Évidemment, tout ce remue-ménage du couple divin amène à une guerre épique, qui dépasse complètement les humains. Blood of Zeus offre un battle royal gore et haletant à ses spectateurs, où Héron et ses alliés massacrent du démon à foison. Les épisodes se dévorent à un rythme effréné, aussi bien accompagné par des séquences de combats à l’épée jouissives que de rage électrique lorsque Zeus déploie sa foudre sur ses ennemis. L’anime arrive parfois à la limite du nanar, dans ce gloubi-boulga belliqueux entre fantasy et mythologie, mais parvient toujours à reprendre le droit chemin grâce à sa narration émouvante.
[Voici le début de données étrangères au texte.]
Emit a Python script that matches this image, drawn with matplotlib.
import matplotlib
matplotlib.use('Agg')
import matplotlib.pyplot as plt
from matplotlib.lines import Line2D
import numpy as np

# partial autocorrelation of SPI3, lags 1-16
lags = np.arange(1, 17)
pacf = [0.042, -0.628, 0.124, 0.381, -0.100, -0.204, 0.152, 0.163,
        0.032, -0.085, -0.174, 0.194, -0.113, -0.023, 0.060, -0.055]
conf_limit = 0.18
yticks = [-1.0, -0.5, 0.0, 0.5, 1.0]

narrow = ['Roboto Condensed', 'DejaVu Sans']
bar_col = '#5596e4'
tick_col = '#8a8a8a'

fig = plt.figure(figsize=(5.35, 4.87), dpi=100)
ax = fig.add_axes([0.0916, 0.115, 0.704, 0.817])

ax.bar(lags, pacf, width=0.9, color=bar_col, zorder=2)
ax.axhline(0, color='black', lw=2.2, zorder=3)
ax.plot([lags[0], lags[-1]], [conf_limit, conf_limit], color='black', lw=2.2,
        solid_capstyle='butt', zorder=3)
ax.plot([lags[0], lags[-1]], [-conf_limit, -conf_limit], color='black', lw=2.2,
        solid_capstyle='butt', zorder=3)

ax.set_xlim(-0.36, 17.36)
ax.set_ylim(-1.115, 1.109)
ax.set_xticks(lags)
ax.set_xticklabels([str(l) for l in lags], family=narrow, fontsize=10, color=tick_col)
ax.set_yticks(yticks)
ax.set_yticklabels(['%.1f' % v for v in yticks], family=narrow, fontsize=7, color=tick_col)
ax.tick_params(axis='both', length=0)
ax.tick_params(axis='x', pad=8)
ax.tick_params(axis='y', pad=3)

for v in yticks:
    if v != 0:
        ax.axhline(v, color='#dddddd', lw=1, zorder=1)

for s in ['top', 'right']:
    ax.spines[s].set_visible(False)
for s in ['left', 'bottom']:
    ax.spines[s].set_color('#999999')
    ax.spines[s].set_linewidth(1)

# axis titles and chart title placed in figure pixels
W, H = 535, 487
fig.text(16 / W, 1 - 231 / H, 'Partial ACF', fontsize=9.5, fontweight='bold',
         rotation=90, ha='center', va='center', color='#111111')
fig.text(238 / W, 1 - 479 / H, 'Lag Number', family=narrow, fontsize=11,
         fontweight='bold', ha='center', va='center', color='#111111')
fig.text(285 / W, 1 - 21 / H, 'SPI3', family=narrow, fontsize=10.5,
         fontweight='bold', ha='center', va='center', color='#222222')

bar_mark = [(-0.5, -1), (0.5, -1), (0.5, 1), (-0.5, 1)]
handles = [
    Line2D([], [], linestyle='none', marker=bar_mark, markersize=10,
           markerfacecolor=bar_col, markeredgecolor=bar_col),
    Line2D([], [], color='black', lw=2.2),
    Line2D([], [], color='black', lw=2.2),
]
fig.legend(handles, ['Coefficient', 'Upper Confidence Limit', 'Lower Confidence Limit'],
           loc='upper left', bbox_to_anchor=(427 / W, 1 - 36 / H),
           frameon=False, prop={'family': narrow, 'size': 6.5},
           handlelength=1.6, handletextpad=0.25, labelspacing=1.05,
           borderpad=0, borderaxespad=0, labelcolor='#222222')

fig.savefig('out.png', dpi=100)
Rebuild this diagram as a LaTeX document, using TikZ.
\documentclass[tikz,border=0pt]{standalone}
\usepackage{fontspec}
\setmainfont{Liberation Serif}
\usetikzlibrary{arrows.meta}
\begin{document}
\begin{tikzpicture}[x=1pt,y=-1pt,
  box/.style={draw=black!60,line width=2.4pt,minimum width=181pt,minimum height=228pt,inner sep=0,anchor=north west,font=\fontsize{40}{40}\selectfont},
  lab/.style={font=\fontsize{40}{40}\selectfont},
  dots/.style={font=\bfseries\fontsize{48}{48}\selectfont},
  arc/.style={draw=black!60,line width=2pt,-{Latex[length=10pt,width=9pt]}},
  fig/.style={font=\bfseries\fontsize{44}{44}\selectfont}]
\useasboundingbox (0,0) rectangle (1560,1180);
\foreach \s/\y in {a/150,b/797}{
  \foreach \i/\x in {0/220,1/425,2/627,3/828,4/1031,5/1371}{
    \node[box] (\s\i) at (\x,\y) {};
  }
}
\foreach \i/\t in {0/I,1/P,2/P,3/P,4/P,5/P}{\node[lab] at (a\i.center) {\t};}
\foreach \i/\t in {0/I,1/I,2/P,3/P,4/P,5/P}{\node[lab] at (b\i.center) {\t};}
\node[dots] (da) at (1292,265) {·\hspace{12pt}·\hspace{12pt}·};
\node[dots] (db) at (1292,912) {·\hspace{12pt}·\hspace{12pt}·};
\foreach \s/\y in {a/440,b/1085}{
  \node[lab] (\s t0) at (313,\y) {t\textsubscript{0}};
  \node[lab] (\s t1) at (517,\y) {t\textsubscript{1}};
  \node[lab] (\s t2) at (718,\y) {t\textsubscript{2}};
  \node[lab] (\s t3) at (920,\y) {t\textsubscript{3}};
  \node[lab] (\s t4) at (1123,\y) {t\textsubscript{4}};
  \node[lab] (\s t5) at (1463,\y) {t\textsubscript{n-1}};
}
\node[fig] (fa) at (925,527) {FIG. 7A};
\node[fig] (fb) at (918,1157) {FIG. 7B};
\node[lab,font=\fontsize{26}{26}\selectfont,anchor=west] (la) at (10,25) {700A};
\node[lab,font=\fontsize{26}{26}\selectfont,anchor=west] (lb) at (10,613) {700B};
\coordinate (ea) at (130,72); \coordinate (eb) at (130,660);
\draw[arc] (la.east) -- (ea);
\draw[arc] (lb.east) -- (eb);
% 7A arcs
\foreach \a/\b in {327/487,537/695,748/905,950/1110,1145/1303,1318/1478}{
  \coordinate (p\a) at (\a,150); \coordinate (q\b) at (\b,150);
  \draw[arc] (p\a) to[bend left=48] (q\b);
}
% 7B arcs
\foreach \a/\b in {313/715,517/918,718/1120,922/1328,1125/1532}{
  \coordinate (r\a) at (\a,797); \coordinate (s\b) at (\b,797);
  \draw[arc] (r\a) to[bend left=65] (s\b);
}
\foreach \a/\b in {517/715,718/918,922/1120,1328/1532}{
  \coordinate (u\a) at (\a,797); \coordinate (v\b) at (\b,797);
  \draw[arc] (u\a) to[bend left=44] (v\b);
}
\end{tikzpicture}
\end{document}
On ne s’ennuie pas une seconde et la série animée propose aussi une forme de poésie macabre dans sa violence, puisque les héros de l’histoire sont tous tributaires des trahisons ou des actes répréhensibles de leur père, héritiers d’un fardeau qui a sali leur innocence. Blood of Zeus est une réécriture fraîche et épique de la mythologie classique, quelque part à la croisée de The Witcher et Les Chevaliers du Zodiaque. En somme, c’est bien une véritable tragédie grecque mais modernisée qui prend forme devant nos yeux ébahis.

La première saison de Blood of Zeus est disponible en intégralité sur Netflix.